Na seqüência das compras percebi a família se dirigindo a um caixa próximo enquanto já estava na fila esperando minha vez. A mãe tagarelava naquele tom justificativo-geral, de quem se dirige à moça do caixa, mas “serve pra todo mundo que está em volta ouvir”. Generalidades como “criança é agitada mesmo”, “qual é o problema”, “olha, tá vendo filha, a moça ali te achou LINDA”. As compras deles passaram mais rápido que as minhas, visto que o pai já estava na fila, guardando lugar. Enquanto finalmente passava as minhas compras, assisti o pai e a filha maior se dirigindo ao carro, estacionado logo em frente ao pequeno mercado, enquanto a mãe tentava arrastar (literalmente) a pequena em direção ao veículo. Em uma última olhada, percebi nos olhos e semblante daquela mãe o brilho da fé de toda uma geração de pessoas que acredita firmemente que tudo que uma criança precisa para ter garantida sua felicidade e sucesso como ser humano é que alguém a ache “LINDA”. Então tá, né?

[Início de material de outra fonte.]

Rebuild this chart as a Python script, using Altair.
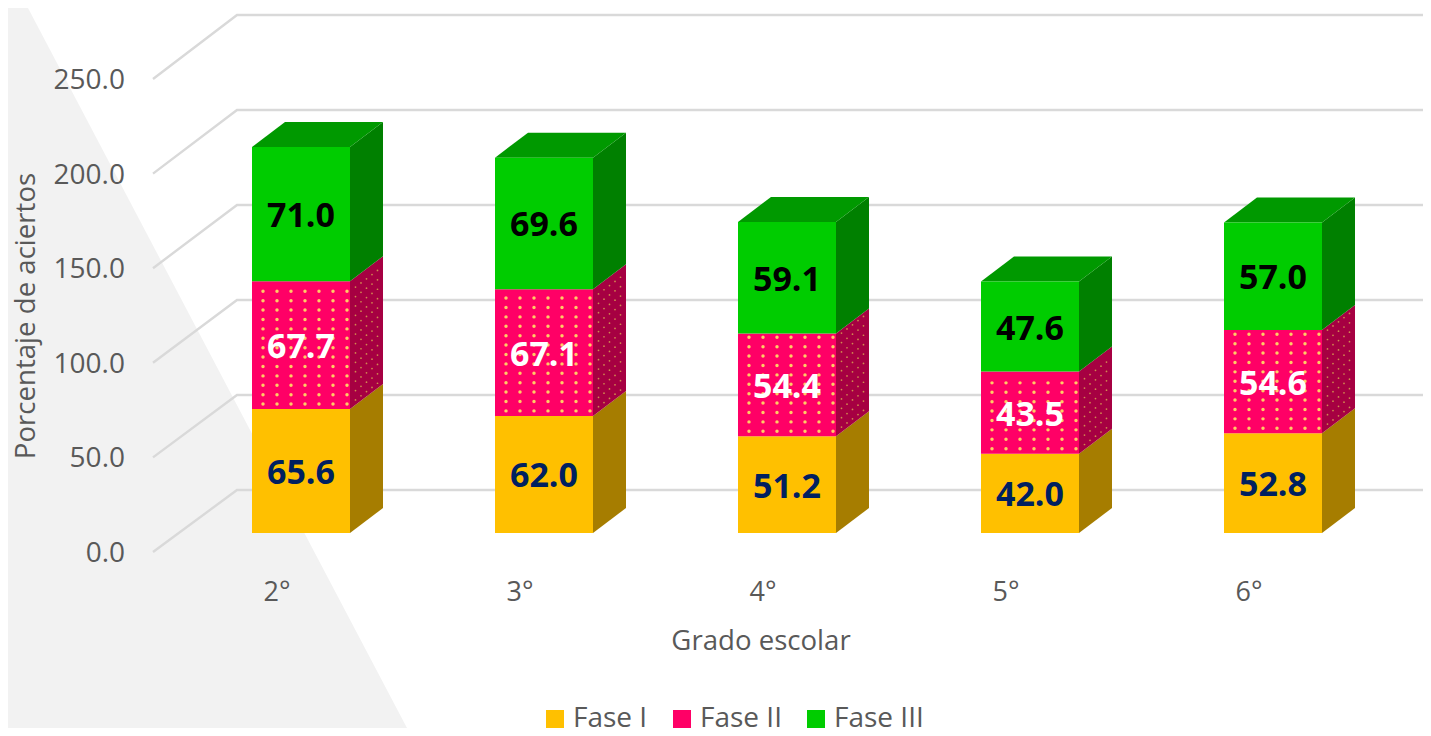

P.S.: Antes de entrar no carro, a menor se agitou tanto tentando escapar do arrasto da mãe, que deixou um dos chinelos caírem, indo o pequeno calçado parar embaixo do carro ao lado. Acho que ninguém percebeu, tamanha a sensação de sossego e alívio pela partida das criaturas. Eu mesmo só fui me lembrar quando já estava em casa.